When Silence Speaks Louder: Lim Giong as Hou Hsiao-hsien’s “Auditory Sense”

If you ask me what Lim Giong means to Hou Hsiao-hsien’s films, I’d say he’s the ears hidden behind the camera. Hou’s films are full of space: long takes, distant shots, and everyday moments that seem to wander aimlessly. Scoring this kind of imagery is the hardest challenge. Add too much music, and it feels melodramatic; add too little, and it risks feeling empty. But Lim Giong always finds the perfect rhythm and mood.

In Goodbye South, Goodbye, he didn’t use grand symphonies to manipulate emotion.
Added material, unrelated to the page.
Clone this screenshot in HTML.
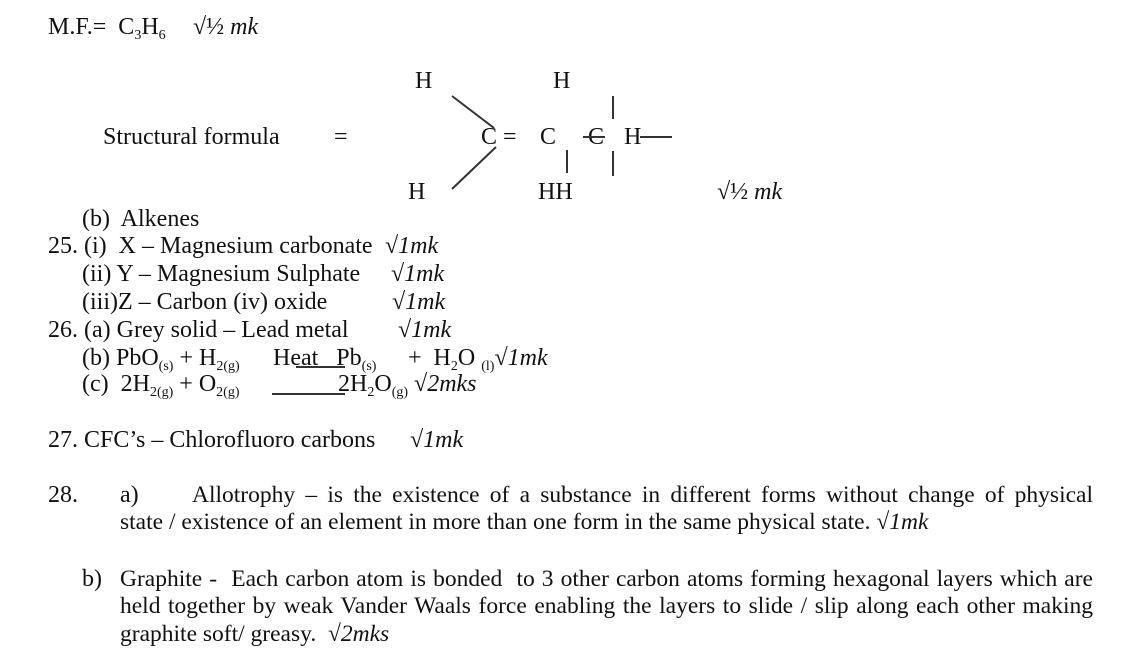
<!DOCTYPE html>
<html><head><meta charset="utf-8"><style>
body{margin:0;width:1136px;height:651px;background:#fff;position:relative;font-family:"Liberation Serif",serif;font-size:24px;color:#111;overflow:hidden}
.t{position:absolute;line-height:28px;white-space:nowrap}
sub{font-size:14px;vertical-align:-5px;line-height:0}
i{font-style:italic}
.j{position:absolute;line-height:28px;text-align:justify;text-align-last:justify;white-space:nowrap;font-size:23.5px}
</style></head><body>
<div class="t" style="left:48px;top:13px">M.F.=&nbsp; C<sub>3</sub>H<sub>6</sub></div>
<div class="t" style="left:193px;top:13px">√½ <i>mk</i></div>

<div class="t" style="left:103px;top:123px">Structural formula</div>
<div class="t" style="left:334px;top:123px">=</div>
<div class="t" style="left:415px;top:67px">H</div>
<div class="t" style="left:553px;top:67px">H</div>
<div class="t" style="left:408px;top:178px">H</div>
<div class="t" style="left:538px;top:178px">HH</div>
<div class="t" style="left:481px;top:123px">C =</div>
<div class="t" style="left:540px;top:123px">C</div>
<div class="t" style="left:588px;top:123px">C</div>
<div class="t" style="left:624px;top:123px">H</div>
<svg style="position:absolute;left:0;top:0" width="1136" height="651">
<g stroke="#333" stroke-width="2" fill="none">
<line x1="452" y1="96" x2="494" y2="128"/>
<line x1="496" y1="147" x2="452" y2="189"/>
<line x1="613" y1="96" x2="613" y2="119"/>
<line x1="567" y1="150" x2="567" y2="173"/>
<line x1="613" y1="151" x2="613" y2="176"/>
<line x1="583" y1="137" x2="605" y2="137"/>
<line x1="640" y1="137" x2="672" y2="137"/>
<line x1="296" y1="367" x2="345" y2="367"/>
<line x1="272" y1="394" x2="345" y2="394"/>
</g></svg>
<div class="t" style="left:717px;top:178px">√½ <i>mk</i></div>

<div class="t" style="left:82px;top:205px">(b)&nbsp; Alkenes</div>
<div class="t" style="left:48px;top:232px">25. (i)&nbsp; X – Magnesium carbonate</div>
<div class="t" style="left:385px;top:232px">√<i>1mk</i></div>
<div class="t" style="left:82px;top:260px">(ii) Y – Magnesium Sulphate</div>
<div class="t" style="left:391px;top:260px">√<i>1mk</i></div>
<div class="t" style="left:82px;top:288px">(iii)Z – Carbon (iv) oxide</div>
<div class="t" style="left:392px;top:288px">√<i>1mk</i></div>
<div class="t" style="left:48px;top:316px">26. (a) Grey solid – Lead metal</div>
<div class="t" style="left:398px;top:316px">√<i>1mk</i></div>
<div class="t" style="left:82px;top:344px">(b) PbO<sub>(s)</sub> + H<sub>2(g)</sub></div>
<div class="t" style="left:273px;top:344px">Heat&nbsp;&nbsp; Pb<sub>(s)</sub></div>
<div class="t" style="left:408px;top:344px">+&nbsp; H<sub>2</sub>O <sub>(l)</sub>√<i>1mk</i></div>
<div class="t" style="left:82px;top:370px">(c)&nbsp; 2H<sub>2(g)</sub> + O<sub>2(g)</sub></div>
<div class="t" style="left:338px;top:370px">2H<sub>2</sub>O<sub>(g)</sub> √<i>2mks</i></div>

<div class="t" style="left:48px;top:426px">27. CFC’s – Chlorofluoro carbons</div>
<div class="t" style="left:410px;top:426px">√<i>1mk</i></div>

<div class="t" style="left:48px;top:481px">28.</div>
<div class="t" style="left:120px;top:481px">a)</div>
<div class="j" style="left:192px;top:481px;width:901px">Allotrophy – is the existence of a substance in different forms without change of physical</div>
<div class="t" style="left:120px;top:508px;font-size:23.5px">state / existence of an element in more than one form in the same physical state. √<i>1mk</i></div>

<div class="t" style="left:82px;top:565px">b)</div>
<div class="j" style="left:120px;top:565px;width:973px">Graphite -&nbsp; Each carbon atom is bonded&nbsp; to 3 other carbon atoms forming hexagonal layers which are</div>
<div class="j" style="left:120px;top:592px;width:973px">held together by weak Vander Waals force enabling the layers to slide / slip along each other making</div>
<div class="t" style="left:120px;top:620px;font-size:23.5px">graphite soft/ greasy.&nbsp; √<i>2mks</i></div>
</body></html>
Instead, he relied heavily on synthesisers, mixing in the sounds of wind, the clatter of trains on tracks, and a touch of hazy guitar. What we heard wasn’t traditional “film music,” but a kind of emotional “atmosphere.” It felt like standing in rural Chiayi, watching Jack Kao and Vicky Wei idle away the hours, the air thick with a sticky, melancholic yet free scent. Lim Giong used sound to deliver the invisible wind and the intangible sweat straight to your ears.

  • Goodbye South, Goodbye: This wasn’t just a score; it was another narrative thread. The electronic beats symbolised the anxiety of a changing era, while the ethereal chanting was a final lingering attachment to the beauty of the past.
  • Millennium Mambo: The opening sequence, a long tracking shot of Shu Qi walking, paired with Lim Giong’s psychedelic, cool electronic music, instantly plunges the audience into a Taipei at the end of the century. That call of “Hao Hao,” combined with the music, became a classic moment in cinema history.
  • The Assassin: With this film, he pushed it even further. The music becomes minimalist, almost mimicking the sounds of wind and birds, returning the entire frame to its primal “energy” and “rhythm.” He no longer deliberately creates melodies; instead, he lets sound become a part of the space itself.
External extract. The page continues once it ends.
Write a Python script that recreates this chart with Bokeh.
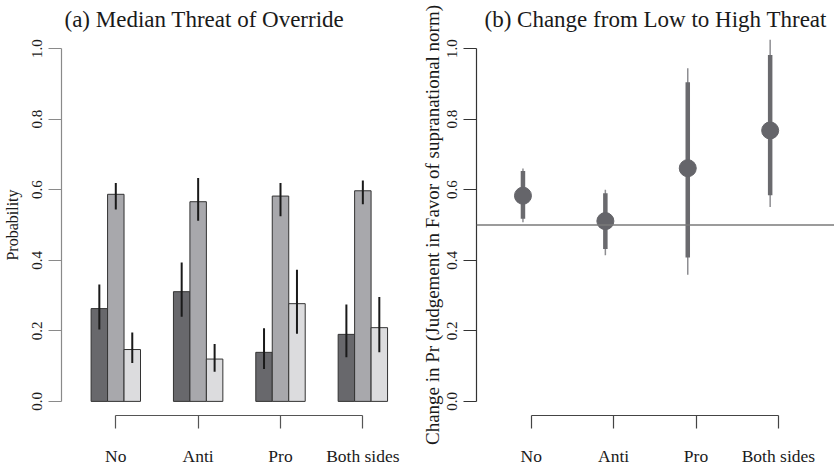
from bokeh.plotting import figure
from bokeh.layouts import row
from bokeh.models import (LinearAxis, FixedTicker, Range1d, Title, Span,
                          PrintfTickFormatter, ColumnDataSource)
from bokeh.embed import file_html
from bokeh.resources import INLINE

# ---- data -------------------------------------------------------------
categories = ["No", "Anti", "Pro", "Both sides"]
cat_pos = [1, 2, 3, 4]

# (a) predicted probabilities for the three outcomes, with interval bounds
prob_dark = [0.263, 0.311, 0.139, 0.190]
prob_dark_lo = [0.204, 0.240, 0.092, 0.125]
prob_dark_hi = [0.331, 0.394, 0.207, 0.275]

prob_mid = [0.587, 0.566, 0.582, 0.597]
prob_mid_lo = [0.544, 0.512, 0.525, 0.559]
prob_mid_hi = [0.619, 0.633, 0.619, 0.626]

prob_light = [0.147, 0.120, 0.277, 0.209]
prob_light_lo = [0.109, 0.084, 0.192, 0.139]
prob_light_hi = [0.195, 0.163, 0.373, 0.296]

# (b) change from low to high threat: estimate, inner and outer intervals
change_est = [0.583, 0.511, 0.661, 0.768]
change_lo_inner = [0.518, 0.432, 0.408, 0.584]
change_hi_inner = [0.653, 0.590, 0.905, 0.982]
change_lo_outer = [0.508, 0.414, 0.359, 0.551]
change_hi_outer = [0.660, 0.600, 0.944, 1.025]
reference_level = 0.5

y_ticks = [0.0, 0.2, 0.4, 0.6, 0.8, 1.0]

# ---- styling ----------------------------------------------------------
SERIF = "Liberation Serif"
H = 471
W1 = 405
W2 = 834 - W1
TOP = 34
BOTTOM = 56
BAR_W = 0.2
POINT_SHIFT = -0.1
label_map = {p: c for p, c in zip(cat_pos, categories)}


def style_title(p, text, offset):
    p.title = Title(text=text, align="left", offset=offset,
                    text_font=SERIF, text_font_size="23px",
                    text_font_style="normal", text_color="#1a1a1a",
                    standoff=6)


def category_axis(color):
    return LinearAxis(
        ticker=FixedTicker(ticks=cat_pos), bounds=(cat_pos[0], cat_pos[-1]),
        major_label_overrides=label_map,
        major_tick_out=13, major_tick_in=0,
        minor_tick_line_color=None,
        axis_line_color=color, major_tick_line_color=color,
        axis_line_width=1.2, major_tick_line_width=1.2,
        major_label_text_font=SERIF, major_label_text_font_size="17.5px",
        major_label_text_color="#1a1a1a", major_label_standoff=17)


def value_axis(color, **kw):
    return LinearAxis(
        ticker=FixedTicker(ticks=y_ticks), bounds=(0, 1),
        formatter=PrintfTickFormatter(format="%.1f"),
        major_tick_out=13, major_tick_in=0,
        minor_tick_line_color=None,
        axis_line_color=color, major_tick_line_color=color,
        axis_line_width=1.2, major_tick_line_width=1.2,
        major_label_orientation="vertical",
        major_label_text_font=SERIF, major_label_text_font_size="15px",
        major_label_text_color="#1a1a1a", major_label_standoff=6, **kw)


# ---- panel (a): grouped bars ----------------------------------------
px_a = 82.35
xa0 = 1 - 54.3 / px_a
xa1 = xa0 + (W1 - 61) / px_a
p1 = figure(width=W1, height=H, output_backend="svg", toolbar_location=None,
            x_range=Range1d(xa0, xa1), y_range=Range1d(-0.04, 1.04),
            x_axis_type=None, y_axis_type=None,
            min_border_left=61, min_border_right=0,
            min_border_top=TOP, min_border_bottom=BOTTOM)
p1.outline_line_color = None
p1.grid.visible = False
style_title(p1, "(a) Median Threat of Override", 3)

series = [
    (prob_dark, prob_dark_lo, prob_dark_hi, -BAR_W, "#68686c"),
    (prob_mid, prob_mid_lo, prob_mid_hi, 0.0, "#a8a8ac"),
    (prob_light, prob_light_lo, prob_light_hi, BAR_W, "#dcdcde"),
]
for vals, lo, hi, off, col in series:
    xs = [c + off for c in cat_pos]
    src = ColumnDataSource(dict(x=xs, top=vals, lo=lo, hi=hi))
    p1.vbar(x="x", top="top", bottom=0, width=BAR_W, source=src,
            fill_color=col, line_color="#333333", line_width=1)
    p1.segment(x0="x", y0="lo", x1="x", y1="hi", source=src,
               line_color="#1a1a1a", line_width=2)

p1.add_layout(value_axis("#8a8a8a", axis_label="Probability",
                         axis_label_text_font=SERIF,
                         axis_label_text_font_style="normal",
                         axis_label_text_font_size="16px",
                         axis_label_text_color="#1a1a1a",
                         axis_label_standoff=9), "left")
p1.add_layout(category_axis("#555555"), "below")

# ---- panel (b): change estimates with intervals ---------------------
px_b = 82.4
frame_left_b = 476
xb0 = 1 - (530.7 - frame_left_b) / px_b
xb1 = xb0 + (834 - frame_left_b) / px_b
p2 = figure(width=W2, height=H, output_backend="svg", toolbar_location=None,
            x_range=Range1d(xb0, xb1), y_range=Range1d(-0.04, 1.04),
            x_axis_type=None, y_axis_type=None,
            min_border_left=frame_left_b - W1, min_border_right=0,
            min_border_top=TOP, min_border_bottom=BOTTOM)
p2.outline_line_color = None
p2.grid.visible = False
style_title(p2, "(b) Change from Low to High Threat", 8)

p2.add_layout(Span(location=reference_level, dimension="width",
                   line_color="#7a7a7a", line_width=1.5))

pts = ColumnDataSource(dict(
    x=[c + POINT_SHIFT for c in cat_pos], y=change_est,
    lo_in=change_lo_inner, hi_in=change_hi_inner,
    lo_out=change_lo_outer, hi_out=change_hi_outer))
p2.segment(x0="x", y0="lo_out", x1="x", y1="hi_out", source=pts,
           line_color="#8e8e92", line_width=1.5)
p2.segment(x0="x", y0="lo_in", x1="x", y1="hi_in", source=pts,
           line_color="#6a6a6e", line_width=4.5)
p2.scatter(x="x", y="y", source=pts, size=17,
           fill_color="#65656a", line_color="#65656a")

p2.add_layout(value_axis("#333333"), "left")
p2.add_layout(Title(text="Change in Pr (Judgement in Favor of supranational norm)",
                    align="center", offset=-12, text_font=SERIF,
                    text_font_size="19px", text_font_style="normal",
                    text_color="#1a1a1a", standoff=3), "left")
p2.add_layout(category_axis("#444444"), "below")

layout = row(p1, p2)
open("out.html", "w").write(file_html(layout, INLINE))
Behind the Curtain, Continuing to “March Forward”

In recent years, Lim Giong has virtually disappeared from the screen. Even after winning the Cannes Soundtrack Award, he still cycles through the streets of Taipei, buys traditional herbs in Dihua Street, and DJs at clubs. Some say he’s changed, become “eccentric.” But I think he’s never really changed. At heart, he’s still that young man who refuses to be defined or bound by rules. It’s just that he used to rebel with his voice; now he uses sound to “simulate” a world.

Whenever us old film fans get together, chatting about Hou Hsiao-hsien’s movies and the Taiwanese films we grew up with, Lim Giong’s name is always the one that fills us with the most pride. He proved something with his own path: true creators don’t need to stand forever in the spotlight. They become the light itself, cast upon that white screen, illuminating the truest image of this land we call home. That’s Lim Giong – a singer who once urged us to “march forward,” who ultimately became the artist who keeps us seated in the cinema, gazing intently at Taiwan.